There are some signs that corporate investment is improving, but there are also signs that consumption is slowing down.
Agriculture is the sore spot with very low growth.
Agriculture is likely to continue lagging through the second half since crop-acreage is lower than last year.
Net-net, it isn't obvious that the informal economy has fully recovered yet from demonetisation and GST put more pressure on sectors with a large informal component in the value chain.
Agriculture lagging could mean farm loan waivers, an expanded MNREGA budget, higher minimum support prices, free or highly subsidised power, etc.
The Gujarat state assembly elections highlighted the impact that rural distress has on voter sentiment -- the incumbent BJP did quite badly in rural areas.
Alleviation of rural distress could mean an expansion of the fisc but it could also put money into people's hands and boost consumption.
Another area of pain could be inflation.
Food prices could spike if there's a low rabi harvest.
The Iran protests have led to a spike in crude prices. Even if that quietens down without supply disruptions, crude prices are expected to stay in a higher band because of OPEC curtailing production.
Although India's inflation indices appear well under control, governments tend to be abnormally sensitive to inflation going into electoral battles.
Globally speaking, the First World economies are doing fine.
The USA is chugging along.
The Eurozone is enjoying its best year in over a decade while Japan enjoyed its best year in two decades.

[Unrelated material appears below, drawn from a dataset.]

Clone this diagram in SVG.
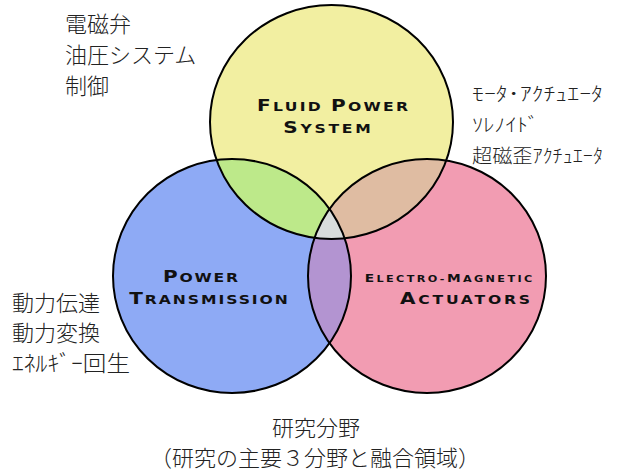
<svg xmlns="http://www.w3.org/2000/svg" width="639" height="473" viewBox="0 0 639 473">
<style>
.ol{fill:none;stroke:#000;stroke-width:2}
.jp{font-family:"Noto Sans CJK JP","Noto Sans",sans-serif;font-size:22px;font-weight:300;fill:#222}
.jr{font-family:"Noto Sans CJK JP","Noto Sans",sans-serif;font-size:19px;font-weight:300;fill:#222}
.en{font-family:"DejaVu Sans",sans-serif;font-weight:bold;fill:#111;text-anchor:middle}
</style>
<defs>
<clipPath id="cT"><ellipse cx="331.5" cy="122" rx="121.5" ry="117"/></clipPath>
<clipPath id="cL"><ellipse cx="232" cy="276" rx="119" ry="117"/></clipPath>
<clipPath id="cR"><ellipse cx="427" cy="276" rx="119" ry="117"/></clipPath>
</defs>
<rect width="639" height="473" fill="#fff"/>
<g id="fluid-power">
<ellipse cx="331.5" cy="122" rx="121.5" ry="117" fill="#f2efa1"/>
</g>
<g id="power-transmission">
<ellipse cx="232" cy="276" rx="119" ry="117" fill="#8eaaf5"/>
</g>
<g id="em-actuators">
<ellipse cx="427" cy="276" rx="119" ry="117" fill="#f29cb2"/>
</g>
<g id="overlaps">
<g clip-path="url(#cT)"><ellipse cx="232" cy="276" rx="119" ry="117" fill="#bde98a"/></g>
<g clip-path="url(#cT)"><ellipse cx="427" cy="276" rx="119" ry="117" fill="#dfbca2"/></g>
<g clip-path="url(#cL)"><ellipse cx="427" cy="276" rx="119" ry="117" fill="#b394d1"/></g>
<g clip-path="url(#cT)"><g clip-path="url(#cL)"><ellipse cx="427" cy="276" rx="119" ry="117" fill="#d8dcdc"/></g></g>
</g>
<g id="outlines">
<ellipse class="ol" cx="331.5" cy="122" rx="121.5" ry="117"/>
<ellipse class="ol" cx="232" cy="276" rx="119" ry="117"/>
<ellipse class="ol" cx="427" cy="276" rx="119" ry="117"/>
</g>
<g id="labels">
<g transform="translate(332.5 111) scale(1.25 1)"><text class="en" x="0" y="0" textLength="121" lengthAdjust="spacing"><tspan font-size="16">F</tspan><tspan font-size="12.5">LUID </tspan><tspan font-size="16">P</tspan><tspan font-size="12.5">OWER</tspan></text></g>
<g transform="translate(327 133) scale(1.25 1)"><text class="en" x="0" y="0" textLength="70" lengthAdjust="spacing"><tspan font-size="16">S</tspan><tspan font-size="12.5">YSTEM</tspan></text></g>
<g transform="translate(200.5 282) scale(1.25 1)"><text class="en" x="0" y="0" textLength="60" lengthAdjust="spacing"><tspan font-size="16">P</tspan><tspan font-size="12.5">OWER</tspan></text></g>
<g transform="translate(208.5 304) scale(1.25 1)"><text class="en" x="0" y="0" textLength="127" lengthAdjust="spacing"><tspan font-size="16">T</tspan><tspan font-size="12.5">RANSMISSION</tspan></text></g>
<g transform="translate(448.5 282) scale(1.25 1)"><text class="en" x="0" y="0" textLength="134" lengthAdjust="spacing"><tspan font-size="11">E</tspan><tspan font-size="9">LECTRO-</tspan><tspan font-size="11">M</tspan><tspan font-size="9">AGNETIC</tspan></text></g>
<g transform="translate(465 304) scale(1.25 1)"><text class="en" x="0" y="0" textLength="104" lengthAdjust="spacing"><tspan font-size="16">A</tspan><tspan font-size="12.5">CTUATORS</tspan></text></g>
</g>
<g id="notes-top-left">
<text class="jp" x="65" y="32">電磁弁</text>
<text class="jp" x="65" y="63">油圧システム</text>
<text class="jp" x="65" y="94">制御</text>
</g>
<g id="notes-right">
<text class="jr" x="472" y="101" textLength="131" lengthAdjust="spacingAndGlyphs">ﾓｰﾀ･ｱｸﾁｭｴｰﾀ</text>
<text class="jr" x="472" y="132" textLength="67" lengthAdjust="spacingAndGlyphs">ｿﾚﾉｲﾄﾞ</text>
<text class="jr" x="472" y="163" textLength="131" lengthAdjust="spacingAndGlyphs">超磁歪ｱｸﾁｭｴｰﾀ</text>
</g>
<g id="notes-left">
<text class="jp" x="12" y="311">動力伝達</text>
<text class="jp" x="12" y="341">動力変換</text>
<text class="jp" x="12" y="371" textLength="118" lengthAdjust="spacingAndGlyphs">ｴﾈﾙｷﾞｰ回生</text>
</g>
<g id="caption">
<text class="jp" x="316" y="436" text-anchor="middle" font-size="21">研究分野</text>
<text class="jp" x="315" y="466" text-anchor="middle" font-size="21.5">（研究の主要３分野と融合領域）</text>
</g>
</svg>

The weak link is the United Kingdom which is expected to continue seeing Brexit-related turmoil.
Italy's election in March could also cause some confusion in what is now the EU's third-largest economy.
Interestingly, the US dollar has lost a lot of ground against other currencies despite the Federal Reserve having pushed up policy rates and signalled that it will do so again. Everyone expects the European Central Bank and the Bank of Japan to tighten liquidity and raise rates.
The ECB has cut the quantum of its ongoing quantitative easing programme from January but the prospect of reduced liquidity doesn't have to made an impact yet.
The Iran situation affected sentiment in the crude market.
Another area of concern is North Korea's missile testing. Both North Korea's head of State and US President Donald J Trump have made public references to the nuclear button. This is a 'black swan' situation.
2017 was an incredibly good year for equity investors with excellent returns from almost every region.
MSCI's world equity index, which tracks shares in 47 countries, has returned more than 24 percent this year including dividends.
Commodities, including industrial metals like copper, have trended up strongly. Of course, nothing beat cryptocurrency, despite big selloffs in the last week of December.
Technically speaking, the Indian indices have hit new all-time highs in the New Year and the sentiment remains strong.
All valuations are also at extremely high levels, which is a situation when prudent investors stay braced for sudden corrections.